Problem: Network-level moderation of content on federated networks leads to fragmentation and lower total value for users

It is funny that you say that, because I wholly agree with this notion on the importance and structure of community, yet for a possible paradigm on automating them for the Fediverse I’ve deliberately chosen “Community has no Boundary”. But what this refers to is how society is like a ‘bubbling foam of communities’ of all different kinds, intersecting and touching, popping into and out of existence and with people participating in them in numerous dynamic conglomerations. A person’s membership to communities and their roles that relate to them are uniquely theirs and, personal.

So community in the real world is very organic, and it is a complex concept. There’s a world of sociology behind it. I want the “Community has no Boundary” paradigm to be something that tries to capture some of that in a way that lends itself to translation to the online world too. Currently across the internet - if you look at the Fediverse, but also most other platforms - we still have quite shallow, rigid notion of what Community entails.

(The social media molochs also try to capture community concepts on their platform, with e.g. FB Groups, but their incentives to maximize engagement thwarts the effort. I won’t go into that here)

This ‘shallowness’ is understandable, because as we automate things we strive to keep complexity at bay by simplifying our abstractions, and also - until the emergence of the giant traditional social media platforms - we could afford to deal with a very limited scope to defining community. Many platforms can be considered as facilitating either a single community, or at most a simple group of communities. Membership most often means you are either in or out, and membership level mostly defined as a straighforward set of permissions rather than intricate roles.

For the Fediverse specifically there are a few apps that offer Groups support, where the group is a form of community, and other than that we perceive instance membership to be community related. In other words your user account on a server makes you implicitly a community member of the instance. We only ‘officially’ support a very small set of relationships that a member (Actor) has to a community, and we use app-dependent “tricks” to do so. The member relationships are expressed as either permissions / privileges on an actor account (e.g. member, mod, admin), or determined by collections on an actor (e.g. 'if you are in a Group’s “followers” collection, then you are a member of the group"). There may be more ways in which ‘community relationships’ are currently expressed but AFAIK no implementation thus far uses as:Relationship for that.

My interpretation of the above may well be incomplete (lack of knowledge) or perceived as incorrect. Especially when measured against current reality and technical realisations. Fact is that at this moment there is no meaningful common understanding of the concept of Community.

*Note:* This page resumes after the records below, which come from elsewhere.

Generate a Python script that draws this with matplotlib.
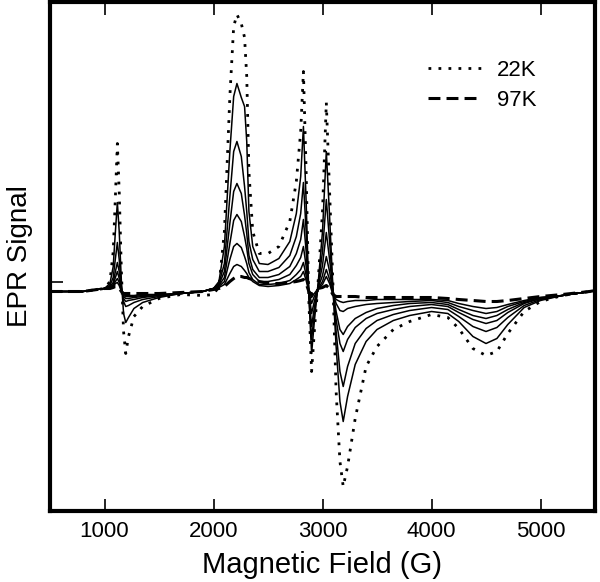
import matplotlib
matplotlib.use("Agg")
import matplotlib.pyplot as plt

plt.rcParams["font.family"] = ["Liberation Sans", "DejaVu Sans"]

# magnetic field grid (G) and EPR signal (arb. units)
field = [500, 800, 1000, 1050, 1080, 1100, 1118, 1135, 1155, 1175, 1195, 1220, 1270,
         1350, 1500, 1700, 1900, 2000, 2050, 2100, 2150, 2185, 2215, 2255, 2285, 2305,
         2325, 2360, 2420, 2500, 2600, 2700, 2760, 2800, 2825, 2850, 2875, 2900, 2925,
         2960, 3000, 3035, 3065, 3095, 3125, 3160, 3190, 3230, 3300, 3400, 3500, 3650,
         3800, 4000, 4150, 4250, 4380, 4500, 4600, 4700, 4850, 5000, 5200, 5450, 5500]

sig_22k = [0, 0, 3, 10, 40, 95, 148, 100, 20, -40, -62, -45, -25,
           -15, -7, -3, -4, -3, 5, 60, 195, 265, 277, 268, 254, 215,
           120, 60, 38, 38, 45, 70, 110, 160, 220, 120, -10, -80, -40,
           10, 80, 189, 100, 10, -100, -170, -195, -175, -127, -75, -55, -38,
           -30, -23, -26, -37, -57, -64, -60, -42, -20, -10, -4, 0, 1]

sig_t1 = [0, 0, 3, 8, 25, 60, 89, 60, 10, -22, -31, -26, -17,
          -11, -6, -2, 0, 3, 10, 45, 140, 195, 208, 194, 185, 150,
          80, 45, 28, 27, 33, 50, 78, 115, 165, 90, -5, -62, -30,
          8, 60, 140, 75, 5, -55, -110, -130, -105, -73, -50, -38, -29,
          -24, -20, -22, -30, -45, -52, -47, -33, -16, -9, -4, 0, 1]

sig_t2 = [0, 0, 3, 6, 14, 33, 49, 32, 5, -10, -15, -14, -11,
          -8, -5, -2, 0, 3, 8, 28, 95, 140, 150, 135, 105, 80,
          50, 32, 20, 20, 24, 36, 55, 78, 109, 60, -3, -48, -22,
          6, 40, 92, 50, 3, -40, -80, -95, -75, -52, -37, -29, -23,
          -19, -16, -18, -25, -35, -40, -36, -26, -14, -8, -4, 0, 1]

sig_t3 = [0, 0, 3, 5, 9, 20, 29, 20, 3, -7, -10, -9, -8,
          -6, -4, -2, 0, 3, 7, 20, 68, 100, 108, 98, 76, 58,
          36, 22, 14, 14, 17, 25, 38, 52, 72, 40, -2, -35, -16,
          5, 26, 59, 32, 2, -28, -52, -60, -48, -36, -27, -22, -18,
          -15, -13, -15, -21, -28, -32, -29, -21, -12, -7, -4, 0, 1]

sig_t4 = [0, 0, 3, 4, 7, 14, 20, 13, 2, -5, -7, -7, -6,
          -5, -4, -2, 0, 3, 6, 14, 48, 71, 77, 70, 55, 43,
          28, 17, 10, 10, 12, 17, 26, 34, 45, 25, -1, -22, -10,
          4, 16, 35, 20, 0, -20, -38, -43, -35, -27, -21, -17, -14,
          -12, -11, -13, -18, -24, -27, -24, -18, -11, -7, -4, 0, 1]

sig_t5 = [0, 0, 3, 4, 6, 10, 13, 9, 1, -4, -5, -5, -5,
          -4, -3, -2, 0, 3, 5, 10, 32, 45, 48, 44, 35, 28,
          19, 12, 7, 7, 8, 11, 17, 22, 29, 16, 0, -12, -5,
          3, 10, 22, 12, -2, -12, -19, -20, -17, -15, -13, -12, -11,
          -10, -9, -11, -15, -19, -22, -20, -15, -10, -6, -4, 0, 1]

sig_t6 = [0, 0, 3, 3, 5, 8, 9, 6, 0, -3, -4, -4, -4,
          -3, -3, -2, 0, 3, 4, 7, 18, 25, 27, 25, 21, 18,
          14, 10, 6, 5, 6, 8, 12, 15, 20, 11, 0, -6, -2,
          3, 7, 15, 8, -3, -8, -10, -11, -10, -9, -9, -8, -8,
          -8, -8, -9, -12, -15, -17, -16, -13, -9, -6, -4, 0, 1]

sig_97k = [0, 0, 3, 3, 4, 5, 5, 3, 0, -2, -2, -2, -2,
           -2, -2, -1, 0, 2, 3, 5, 10, 13, 15, 15, 14, 14,
           13, 12, 10, 8, 8, 9, 10, 11, 12, 8, 0, -3, 0,
           3, 4, 6, 3, -3, -5, -5, -5, -5, -5, -6, -6, -6,
           -6, -6, -7, -8, -9, -10, -10, -9, -7, -5, -3, 0, 1]

intermediate = [sig_t1, sig_t2, sig_t3, sig_t4, sig_t5, sig_t6]

fig = plt.figure(figsize=(6, 5.82), dpi=100)
ax = fig.add_axes([50 / 600, 1 - 511 / 582, 545 / 600, 509 / 582])

for s in intermediate:
    ax.plot(field, s, color="black", lw=1.1)
ax.plot(field, sig_22k, color="black", lw=2.0, linestyle=(0, (1, 2.6)), label="22K")
ax.plot(field, sig_97k, color="black", lw=2.2, linestyle=(0, (3.9, 2.0)), label="97K")

ax.set_xlim(500, 5500)
ax.set_ylim(-219.5, 289.5)
ax.set_xticks([1000, 2000, 3000, 4000, 5000])
ax.set_yticks([9.5])
ax.set_yticklabels([])
ax.tick_params(axis="x", direction="in", length=9, width=1.2, top=True,
               labelsize=16, pad=7)
ax.tick_params(axis="y", direction="in", length=9, width=1.2)
for sp in ax.spines.values():
    sp.set_linewidth(3)

ax.set_xlabel("Magnetic Field (G)", fontsize=21, labelpad=7)
ax.set_ylabel("EPR Signal", fontsize=20, labelpad=9)

ax.legend(loc="upper left", bbox_to_anchor=(428 / 600, 1 - 60 / 582),
          bbox_transform=fig.transFigure, frameon=False, fontsize=16,
          handlelength=2.4, handletextpad=0.7, labelspacing=0.4,
          borderpad=0, borderaxespad=0)

fig.savefig("out.png", dpi=100)
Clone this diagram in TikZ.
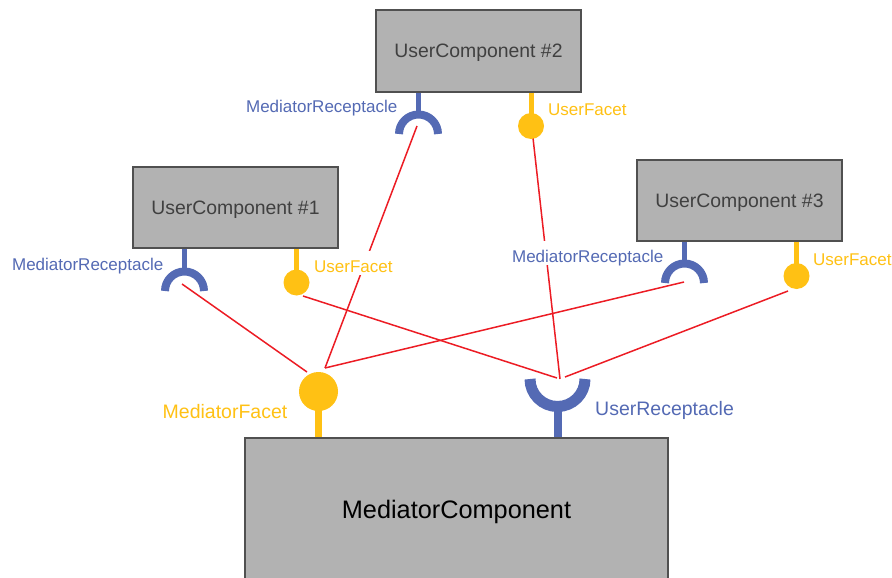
\documentclass[tikz,border=0pt]{standalone}
\usepackage{fontspec}
\setmainfont{Liberation Sans}
\definecolor{portblue}{RGB}{84,106,180}
\definecolor{portyellow}{RGB}{255,193,20}
\definecolor{wirered}{RGB}{236,28,36}
\definecolor{boxfill}{RGB}{178,178,178}
\definecolor{boxline}{RGB}{80,80,80}
\definecolor{boxtext}{RGB}{64,64,64}
\begin{document}
\begin{tikzpicture}[x=1pt,y=-1pt,
  comp/.style={draw=boxline, line width=1.5pt, fill=boxfill, minimum width=205pt,
    minimum height=81pt, inner sep=0pt, text depth=0pt, text=boxtext,
    font=\fontsize{19.4}{22}\selectfont},
  lbl/.style={fill=white, inner xsep=1pt, inner ysep=0pt, text height=21pt,
    text depth=3pt, font=\fontsize{17}{20}\selectfont},
  biglbl/.style={lbl, font=\fontsize{19.5}{23}\selectfont},
  facet/.style={circle, fill=portyellow, inner sep=0pt, minimum size=26pt},
  bigfacet/.style={facet, minimum size=39pt},
  ystem/.style={draw=portyellow, line width=5pt},
  bstem/.style={draw=portblue, line width=5pt},
  recep/.style={draw=portblue, line width=8pt},
  wire/.style={draw=wirered, line width=1.5pt}]
\useasboundingbox (0,0) rectangle (892,578);
\clip (0,0) rectangle (892,578);

% wire end points
\coordinate (w-r1) at (182,284);
\coordinate (w-r2) at (417,126);
\coordinate (w-r3) at (684,282);
\coordinate (w-f1) at (303,296);
\coordinate (w-f2) at (533,138);
\coordinate (w-f3) at (788,291);
\coordinate (mf-l) at (307,372);
\coordinate (mf-r) at (325,368);
\coordinate (ur-l) at (557,378);
\coordinate (ur-m) at (560,379);
\coordinate (ur-r) at (565,377);

% connections
\draw[wire] (w-r1) -- (mf-l);
\draw[wire] (w-r2) -- (mf-r);
\draw[wire] (w-r3) -- (mf-r);
\draw[wire] (w-f1) -- (ur-l);
\draw[wire] (w-f2) -- (ur-m);
\draw[wire] (w-f3) -- (ur-r);

% port labels, on white so that wires passing behind them are hidden
\node[lbl, text=portblue, anchor=base east] (lr1) at (164.5,270.4) {MediatorReceptacle};
\node[lbl, text=portyellow, anchor=base west] (lf1) at (313,272.1) {UserFacet};
\node[lbl, text=portblue, anchor=base east] (lr2) at (398.5,112.4) {MediatorReceptacle};
\node[lbl, text=portyellow, anchor=base west] (lf2) at (547,115.1) {UserFacet};
\node[lbl, text=portblue, anchor=base east] (lr3) at (664.5,262.4) {MediatorReceptacle};
\node[lbl, text=portyellow, anchor=base west] (lf3) at (812,265.1) {UserFacet};
\node[biglbl, text=portyellow, anchor=base east] (lmf) at (288.5,418.1) {MediatorFacet};
\node[biglbl, text=portblue, anchor=base west] (lur) at (594,415) {UserReceptacle};

% components
\node[comp, minimum height=82pt] (uc2) at (478.5,51) {UserComponent \#2};
\node[comp] (uc1) at (235.5,207.5) {UserComponent \#1};
\node[comp] (uc3) at (739.5,200.5) {UserComponent \#3};
\node[comp, minimum width=423pt, minimum height=142pt, text=black,
  font=\fontsize{25.3}{30}\selectfont] (med) at (456.5,509) {MediatorComponent};

% receptacle centres and facets of the user components
\coordinate (r1c) at (184.5,291);
\coordinate (r2c) at (418.5,134);
\coordinate (r3c) at (684.5,283);
\coordinate (f1c) at (296.5,282.5);
\coordinate (f2c) at (531,126);
\coordinate (f3c) at (796.5,276);

\foreach \r/\c in {r1c/uc1, r2c/uc2, r3c/uc3}{
  \draw[bstem] (\c.south -| \r) -- ([yshift=20pt]\r);
  \draw[recep] ([xshift=-19.5pt]\r) arc[start angle=180, end angle=0, radius=19.5pt];
}
\foreach \f/\c in {f1c/uc1, f2c/uc2, f3c/uc3}{
  \draw[ystem] (\c.south -| \f) -- (\f);
}
\node[facet] (f1) at (f1c) {};
\node[facet] (f2) at (f2c) {};
\node[facet] (f3) at (f3c) {};

% ports of the mediator
\coordinate (mfc) at (318.5,391.5);
\coordinate (urc) at (557.5,379);
\draw[ystem, line width=7pt] (med.north -| mfc) -- (mfc);
\node[bigfacet] (mf) at (mfc) {};
\draw[bstem, line width=8pt] (med.north -| urc) -- ([yshift=-27pt]urc);
\draw[recep, line width=11pt] ([xshift=-27.5pt]urc) arc[start angle=180, end angle=360, radius=27.5pt];
\end{tikzpicture}
\end{document}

There’s no widely agreed upon Community domain, and no shared vocabulary of terminology to use.

Part of the “Community has no Boundary” investigation is trying to come up with a minimum ontology that can be standardized as a possible AP extension to adopt. It need not be the only one that goes into group structures, memberships or even community concepts, but it can be part of a pattern library of extensions to emerge from which app developers can choose the most appropriate ones that fit their use case.

And ideally this ontology will be applicable beyond fediverse, to e.g. Solid applications, and @bhaugen + @lynnfoster Valueflows (who already modeled their Agent model based on AS specs), or Matrix for that matter, etcetera. So that interoperability between these different ecosystems remains relatively straightforward. A more universal applicability would be a huge boon to the decentralized web at large.

I think this is quite do-able, and - if care is taken to focus on the smallest common denominator - need not be overly complex to adopt in basic form. More complexity can be added by supporting additional extensions on top of that.


PS. @weex I am sorry that this response to Mike’s post is once more wide-ranging and somewhat off-topic’ish to the original title. You might extract useful stuff to the gitlab issue, or I can move this to the community topic and just leave a reference here, or just leave as-is.